Lambda Legal and Steptoe & Johnson LLP have filed a lawsuit on behalf of Whitman-Walker against HHS, challenging the revisions. Also joining in the suit are the Trans Latin Coalition, Bradbury-Sullivan LGBT Community Center, Los Angeles LGBT Center, GLMA: Health Professionals Advancing LGBTQ Equality, AGLP: The Association of LGBTQ Psychiatrists, as well as four individual doctors.

Ironically, the challenge was filed just a week after the Supreme Court ruled that federal nondiscrimination protections include LGBTQ people.

“Just recently, the Supreme Court ruled that federal law prohibits employers from discriminating based on sexual orientation or gender identity,” notes Bill Rivera, senior vice president of litigation at the AARP Foundation. (The AARP Foundation and AARP have filed a friend-of-the-court brief in support of the challenge.)

“HHS’s rule change flies in the face of that decision, and would allow health care providers to discriminate on the basis of gender identity and sex stereotypes.”

Indeed, it was on this very basis that U.S. District Court Judge Frederic Block put the brakes on the changes – at least temporarily.

“When the Supreme Court announces a major decision, it seems a sensible thing to pause and reflect on the decision’s impact,” Judge Block wrote in his decision. “Since H.H.S. has been unwilling to take that path voluntarily, the court now imposes it.”

Even if the court does strike down the changes, the Department of Justice could appeal the ruling, keeping the threat alive for months longer. The upshot is that the uncertainty only feeds the anxiety that LGBTQ patients, and trans patients in particular, feel about access to and the quality of their health care.

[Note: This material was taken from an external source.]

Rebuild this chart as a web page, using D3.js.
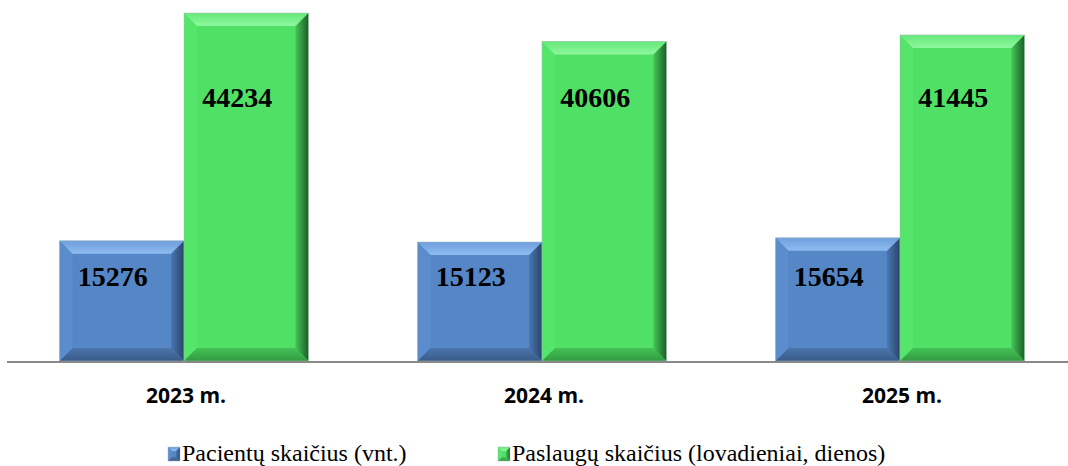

Systemic bias in health care contributes to health disparities for LGBTQ patients. A large study of heterosexual, first-year medical students demonstrated that about half of students reported having negative attitudes towards lesbian and gay people while over 80% unconsciously showed more negative evaluations of queer people compared to their heterosexual counterparts. This bias, whether explicit or implicit, leads to poorer outcomes for patients. Based on such evidence, it’s not a stretch to say that Section 1557 revisions directly jeopardize the health of LGBTQ patients, particularly older patients.

“Persons need to be able to present their true identities to health care providers in order to assure accurate diagnosis and treatment,” says Henn. “This is fundamental to the provision of high-quality care for all persons in society. LGBTQ adults, like everyone, need to be able to seek health care from worries of discrimination or possible denial of services. This rule would invite harm to folks accessing basic health care needs from primary care visits and prescriptions to folks accessing major needs like emergency care and surgeries.”

The danger is worsened by the COVID-19 pandemic, which disproportionately harms seniors.

“Now more than ever, with COVID cases surging across the country, we must not open the door to discrimination by removing critical protections for LGBTQ older adults,” Rivera says.

A federal judge blocked implementation of the rule the day before it was set to go into effect, but we’re not in the clear quite yet. The Judge will still hear arguments from both sides before issuing a final opinion, and any decision will be subject to appeal by the Department of Justice.